In the early 1950s, HACLA converted it to public housing; it was among the last public housing projects in Watts to be opened for that purpose. It opened in 1955, shortly after new mayor Norris Poulson ended all new public housing in the city. The development began partially integrated; however, its occupancy rapidly became majority Black, approaching 100% by the mid-1960s. This rapid change occurred for several reasons.
Many of the veterans who still lived in the projects in the early 1950s moved out as they were able to purchase homes. After the war, Blacks, still migrating west, gravitated toward areas like Watts.

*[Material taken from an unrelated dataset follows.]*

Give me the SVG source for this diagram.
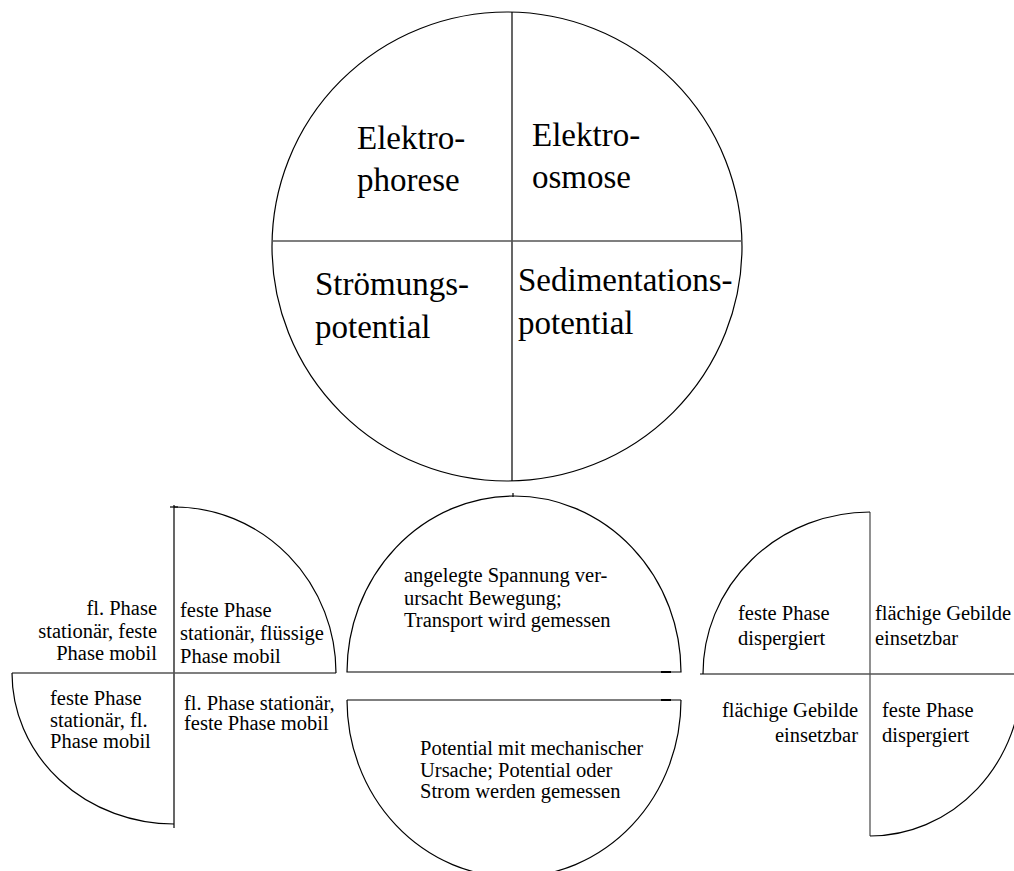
<svg xmlns="http://www.w3.org/2000/svg" width="1014" height="871" viewBox="0 0 1014 871">
<style>
.ln{fill:none;stroke:#000;stroke-width:1.2}
.gl{fill:none;stroke:#555;stroke-width:1.3}
.big{font-family:"Liberation Serif","Times New Roman","DejaVu Serif",serif;font-size:33px;fill:#000}
.sm{font-family:"Liberation Serif","Times New Roman","DejaVu Serif",serif;font-size:20.5px;fill:#000}
.e{text-anchor:end}
</style>
<rect width="1014" height="871" fill="#fff"/>
<g id="main-circle">
<ellipse class="ln" cx="507" cy="246.5" rx="235" ry="234.5"/>
<line class="ln" x1="512" y1="12" x2="512" y2="481"/>
<line class="gl" x1="272" y1="241" x2="742" y2="241"/>
<text class="big" x="357" y="149">Elektro-</text>
<text class="big" x="357" y="191">phorese</text>
<text class="big" x="532" y="146">Elektro-</text>
<text class="big" x="532" y="188">osmose</text>
<text class="big" x="315" y="295">Strömungs-</text>
<text class="big" x="315" y="338">potential</text>
<text class="big" x="518" y="291">Sedimentations-</text>
<text class="big" x="518" y="334">potential</text>
</g>
<g id="left-quarters">
<line class="ln" x1="174" y1="505" x2="174" y2="828"/>
<line class="ln" x1="170" y1="507" x2="178" y2="507"/>
<line class="gl" x1="12" y1="673" x2="336" y2="673"/>
<path class="ln" d="M174,507 A162,166 0 0 1 336,673"/>
<path class="ln" d="M12,673 A162,151 0 0 0 174,824"/>
<text class="sm e" x="157" y="615">fl. Phase</text>
<text class="sm e" x="157" y="638">stationär, feste</text>
<text class="sm e" x="157" y="660">Phase mobil</text>
<text class="sm" x="180" y="617">feste Phase</text>
<text class="sm" x="180" y="640">stationär, flüssige</text>
<text class="sm" x="180" y="663">Phase mobil</text>
<text class="sm" x="50" y="705">feste Phase</text>
<text class="sm" x="50" y="727">stationär, fl.</text>
<text class="sm" x="50" y="748">Phase mobil</text>
<text class="sm" x="184" y="710">fl. Phase stationär,</text>
<text class="sm" x="184" y="730">feste Phase mobil</text>
</g>
<g id="upper-half">
<path class="ln" d="M347,672 A167,176 0 0 1 681,672 Z"/>
<line class="ln" x1="513" y1="493" x2="513" y2="497"/>
<line x1="661" y1="672" x2="671" y2="672" stroke="#000" stroke-width="2"/>
<text class="sm" x="404" y="582">angelegte Spannung ver-</text>
<text class="sm" x="404" y="605">ursacht Bewegung;</text>
<text class="sm" x="404" y="627">Transport wird gemessen</text>
</g>
<g id="lower-half">
<path class="ln" d="M347,700 L681,700 M347,700 A167,177 0 0 0 681,700"/>
<line x1="661" y1="700" x2="671" y2="700" stroke="#000" stroke-width="2"/>
<text class="sm" x="420" y="755">Potential mit mechanischer</text>
<text class="sm" x="420" y="777">Ursache; Potential oder</text>
<text class="sm" x="420" y="798">Strom werden gemessen</text>
</g>
<g id="right-quarters">
<line class="gl" x1="870" y1="512" x2="870" y2="836"/>
<line class="gl" x1="700" y1="674" x2="1014" y2="674"/>
<path class="ln" d="M703,674 A167,162 0 0 1 870,512"/>
<path class="ln" d="M870,836 A152,162 0 0 0 1022,674"/>
<text class="sm" x="738" y="620">feste Phase</text>
<text class="sm" x="738" y="645">dispergiert</text>
<text class="sm" x="875" y="620">flächige Gebilde</text>
<text class="sm" x="875" y="645">einsetzbar</text>
<text class="sm e" x="858" y="717">flächige Gebilde</text>
<text class="sm e" x="858" y="742">einsetzbar</text>
<text class="sm" x="882" y="717">feste Phase</text>
<text class="sm" x="882" y="742">dispergiert</text>
</g>
<g id="connectors"></g>
</svg>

In addition, restrictive covenants helped channel migrants into Watts and away from nearby suburban cities. The decrease in manufacturing jobs in Los Angeles depressed the area; simultaneously, the concentration of impoverished citizens, combined with a sense of disenfranchisement and indifference or hostility, made for crimes to be committed.
Jordan Downs was one of the flashpoints of the 1965 Watts riots. Like the other housing projects, Jordan Downs benefited relatively little from the influx of federal money and attention that followed the riots. In the seventies and eighties, despair about the post-war model of public housing and declining federal spending in this area further dilapidated this and the other area projects. By the mid-1980s, Jordan Downs was one of the homes of the street gang, the Crips. In 1989, claiming that HACLA had failed to improve quality of life at the project, executive director Leila Gonzalez-Correa announced plans to sell the project to a private developer at market value. The plan provided a fresh influx of money while preserving the land as low-income housing. The plan was canceled. The controversy contributed to Gonzalez-Correa's departure from the housing authority at the end of 1989.
In the early 1990s, Jordan Downs witnessed changing demographics of Watts as Latin American tenants began to make inroads into the long-sizeable Black majority at the facility. This transformation, though generally peaceful, was accompanied by occasional tension. The Grape Street Crips were involved in both the Watts truce that preceded the 1992 Rodney King riots and the more general truce agreed to in the wake of the riots. As a result, Jordan Downs was peaceful for the balance of the 1990s. The resurgence of gang violence in the new century, combined with cutbacks in police patrols, has led to a steady increase in gang violence but has decreased rapidly in the late 2000s due to numerous police raids. The complex was featured in the movie Menace II Society, and notable residents included Florence Griffith-Joyner. Jordan Downs is currently under construction in completely transforming the projects into a modern urban village with new apartment complexes, new restaurants, retail stores, and parks.